:: Source material ::

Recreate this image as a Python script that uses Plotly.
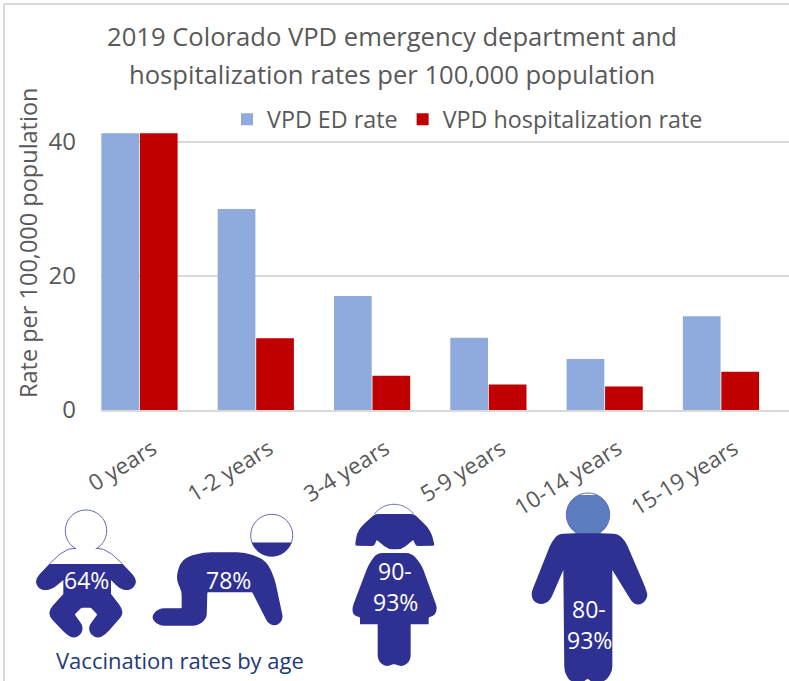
import math
import plotly.graph_objects as go

age_groups = ["0 years", "1-2 years", "3-4 years", "5-9 years", "10-14 years", "15-19 years"]
ed_rate = [41.3, 30.0, 17.0, 10.8, 7.6, 14.0]
hosp_rate = [41.3, 10.7, 5.1, 3.8, 3.5, 5.7]
y_ticks = [0, 20, 40]
title_lines = ["2019 Colorado VPD emergency department and", "hospitalization rates per 100,000 population"]
y_title = "Rate per 100,000 population"
vacc_caption = "Vaccination rates by age"

W, H = 789, 681
L, R, T, B = 101, 789, 133, 410
NAVY = "#2e3192"
GREY = "#595959"
FONT = "Open Sans"


def px(x):
    return (x - L) / (R - L)


def py(y):
    return (B - y) / (B - T)


def rounded(points, r=3, ox=0, oy=480):
    """Closed outline in page px from crop coords (3x); a third value sets that corner's radius."""
    pts = [(ox + p[0] / 3, oy + p[1] / 3, p[2] if len(p) > 2 else r) for p in points]
    n = len(pts)
    out = []
    for i in range(n):
        p0, p1, p2 = pts[i - 1], pts[i], pts[(i + 1) % n]
        d1 = math.dist(p0[:2], p1[:2])
        d2 = math.dist(p1[:2], p2[:2])
        rr = p1[2]
        r1 = min(rr, d1 / 2) / d1
        r2 = min(rr, d2 / 2) / d2
        a = (p1[0] + (p0[0] - p1[0]) * r1, p1[1] + (p0[1] - p1[1]) * r1)
        b = (p1[0] + (p2[0] - p1[0]) * r2, p1[1] + (p2[1] - p1[1]) * r2)
        out.append(f"{'M' if i == 0 else 'L'}{px(a[0]):.5f},{py(a[1]):.5f}")
        out.append(f"Q{px(p1[0]):.5f},{py(p1[1]):.5f} {px(b[0]):.5f},{py(b[1]):.5f}")
    return " ".join(out) + " Z"


def arc(cx, cy, r, a0, a1, closed=False, steps=40):
    """Arc in page px; angles in degrees, clockwise on screen."""
    seg = []
    for i in range(steps + 1):
        t = math.radians(a0 + (a1 - a0) * i / steps)
        seg.append(f"{'M' if i == 0 else 'L'}{px(cx + r * math.cos(t)):.5f},{py(cy + r * math.sin(t)):.5f}")
    return " ".join(seg) + (" Z" if closed else "")


def line(points, ox=0, oy=480):
    return " ".join(
        f"{'M' if i == 0 else 'L'}{px(ox + a / 3):.5f},{py(oy + b / 3):.5f}" for i, (a, b) in enumerate(points)
    )


def fill(path, color=NAVY):
    return dict(type="path", xref="paper", yref="paper", path=path, fillcolor=color, line=dict(width=0), layer="above")


def stroke(path, fillc="rgba(0,0,0,0)", w=1):
    return dict(type="path", xref="paper", yref="paper", path=path, fillcolor=fillc,
                line=dict(color="#6668b8", width=w), layer="above")


baby = [(148, 252, 0), (368, 252, 0), (402, 288, 3), (410, 305, 6), (400, 325, 6), (380, 332, 6), (358, 325, 4),
        (333, 300, 0), (333, 342, 0), (366, 385, 5), (368, 405, 5), (318, 462, 5), (295, 475, 6), (272, 465, 6),
        (265, 440, 5), (292, 403, 1), (272, 383, 1), (245, 383, 1), (224, 403, 1), (250, 440, 5), (243, 465, 6),
        (220, 475, 6), (198, 462, 5), (148, 410, 5), (148, 388, 5), (190, 342, 0), (190, 300, 0), (160, 325, 4),
        (135, 332, 6), (115, 325, 6), (106, 305, 6), (114, 288, 3)]
crawler = [(527, 295, 8), (545, 235, 16), (610, 217, 8), (735, 217, 8), (800, 240, 14), (825, 300, 5), (850, 418, 5),
           (830, 438, 6), (805, 432, 5), (757, 337, 1), (622, 337, 1), (620, 415, 5), (595, 437, 6), (475, 437, 6),
           (452, 412, 8), (475, 385, 6), (545, 385, 1), (545, 335, 4)]
girl_hair = [(105, 197, 2), (112, 150, 10), (165, 102, 3), (282, 102, 3), (332, 150, 10), (344, 197, 2), (288, 198, 2),
             (280, 180, 1), (245, 208, 5), (205, 208, 5), (170, 180, 1), (162, 198, 2)]
girl_body = [(170, 219, 6), (275, 219, 6), (305, 255, 5), (352, 385, 4), (345, 405, 4), (326, 412, 1), (326, 433, 0),
             (272, 433, 0), (272, 540, 5), (250, 561, 5), (222, 552, 1), (195, 561, 5), (173, 540, 5), (173, 433, 0),
             (120, 433, 0), (120, 412, 1), (100, 405, 4), (96, 385, 4), (145, 255, 5)]
boy = [(770, 160, 1), (840, 160, 1), (895, 162, 5), (917, 185, 5), (975, 320, 5), (985, 350, 5), (965, 375, 7),
       (940, 372, 6), (877, 270, 0), (877, 575, 5), (855, 604, 4), (815, 606, 3), (803, 596, 1), (790, 606, 3),
       (750, 604, 4), (733, 575, 5), (730, 270, 0), (690, 362, 6), (665, 375, 7), (640, 365, 6), (633, 340, 5),
       (695, 185, 5), (715, 162, 5)]

shapes = [
    # page frame
    dict(type="line", xref="paper", yref="paper", x0=px(4), x1=px(4), y0=py(4), y1=py(681), line=dict(color="#d9d9d9", width=2), layer="below"),
    dict(type="line", xref="paper", yref="paper", x0=px(4), x1=px(789), y0=py(4), y1=py(4), line=dict(color="#d9d9d9", width=2), layer="below"),
    # infant
    stroke(arc(86, 530.7, 20.7, 118, 422)),
    stroke(line([(225, 205), (205, 208), (180, 222), (148, 252)])),
    stroke(line([(290, 205), (310, 208), (335, 222), (368, 252)])),
    fill(rounded(baby)),
    # crawler
    stroke(arc(271.7, 535.3, 21, 0, 360), "#ffffff"),
    fill(arc(271.7, 535.3, 21, 20, 160, closed=True)),
    fill(rounded(crawler)),
    # girl
    stroke(arc(394, 528.7, 24.4, 217, 323)),
    fill(rounded(girl_hair, ox=320)),
    fill(rounded(girl_body, ox=320)),
    # boy
    fill(arc(588, 514.7, 21.7, -65, 245, closed=True), "#5b7dbd"),
    stroke(arc(588, 514.7, 21.7, 0, 360), w=1),
    fill(rounded(boy, ox=320)),
]


def label(text, x, y, size=23, color="#ffffff", **kw):
    return dict(text=text, x=px(x), y=py(y), xref="paper", yref="paper", xanchor="center", yanchor="middle",
                showarrow=False, font=dict(family=FONT, size=size, color=color), **kw)


annotations = [
    label(title_lines[0], 392, 37, 25.6, GREY),
    label(title_lines[1], 392, 75, 25.6, GREY),
    label(y_title, 28, 243, 23.5, GREY, textangle=-90),
    label("64%", 86, 580),
    label("78%", 228, 580),
    label("90-", 395, 571),
    label("93%", 395, 602),
    label("80-", 589, 609),
    label("93%", 589, 640),
    label(vacc_caption, 180, 660, 22, "#1f3a78"),
]

fig = go.Figure()
fig.add_bar(name="VPD ED rate", x=age_groups, y=ed_rate, marker=dict(color="#8faadc", line=dict(width=0)))
fig.add_bar(name="VPD hospitalization rate", x=age_groups, y=hosp_rate, marker=dict(color="#c00000", line=dict(width=0)))

fig.update_layout(
    width=W, height=H, autosize=False,
    margin=dict(l=L, r=W - R, t=T, b=H - B, pad=0),
    paper_bgcolor="#ffffff", plot_bgcolor="#ffffff",
    barmode="group", bargap=0.338, bargroupgap=0.02,
    font=dict(family=FONT, color=GREY, size=20),
    legend=dict(orientation="h", x=px(227), y=py(97.5), xanchor="left", yanchor="top",
                font=dict(family=FONT, size=23.3, color=GREY),
                bgcolor="rgba(0,0,0,0)", traceorder="normal"),
    shapes=shapes, annotations=annotations,
    xaxis=dict(range=[-0.331, 5.585], tickangle=-32, showgrid=False, showline=True, linecolor="#d9d9d9", linewidth=2,
               ticks="", tickfont=dict(family=FONT, size=22.5, color=GREY), ticklabelstandoff=15, ticklabelshift=13),
    yaxis=dict(range=[0, 41.34], tickvals=y_ticks, showgrid=True, gridcolor="#d9d9d9", gridwidth=2, zeroline=False,
               showline=False, ticks="", tickfont=dict(family=FONT, size=24, color=GREY), ticklabelstandoff=24),
)
fig.write_html("out.html", config=dict(displayModeBar=False),
               post_script="document.body.style.margin='0';document.body.style.overflow='hidden';")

:::

* _Set problem_:
Copy exactly the lines running from the beginning of the listing through the line that has "import plotly.graph_objects as go". Drop the pictures.

* _Correct answer_:
Recreate this image as a Python script that uses Plotly.
import math
import plotly.graph_objects as go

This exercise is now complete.